Pierre-Yves Gosset : Je perçois que, peut-être, on a usé ces personnes, peut-être que ce sont des personnes qui sont parties parce qu’elles ne supportaient pas de lire de l’écriture inclusive. Dans ce cas-là, j’ai envie dire que ce n’est pas forcément une perte très importante. En tout cas, j’espère que ces personnes trouveront des endroits où elles pourront continuer à apprendre et à partager. C’est effectivement le genre de chose qu’on essaie de mettre en place.

Agnès Crepet : Je crois qu’il faut qu’on arrête. Romain me fait des signes.

Audrey Neveu : En tout cas merci beaucoup à tous les deux d’être venus nous parler de vos initiatives. On va juste rappeler, avant de terminer, parce que c’est important : April et Framasoft, vous ne vivez que des dons, et des adhésions, adhésions et dons. Donc adhérez, donnez à ces deux associations hyper-cool dont on a besoin, intensément besoin. Merci d’être venus.

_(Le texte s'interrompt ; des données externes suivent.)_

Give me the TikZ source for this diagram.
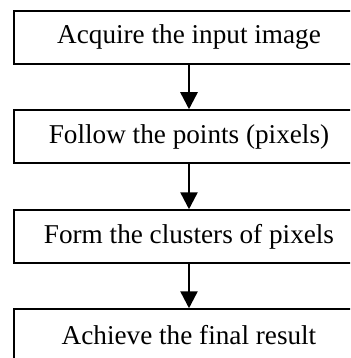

  1. Isabella n'aurait suivi que le lendemain l'excellent atelier d'écriture inclusive proposé à MiXiT par la collective [Revolution Inclusive->https://www.revolution-inclusive.com/fr/page-daccueil/]. Autrement, elle aurait parlé de « mot englobant » pour le terme « personne » et de « nom collectif » pour l'expression « le corps enseignant ». Les mots épicènes étant ceux qui ont la même forme au féminin et au masculin, comme par exemple « membre », « bénévole », « journaliste ».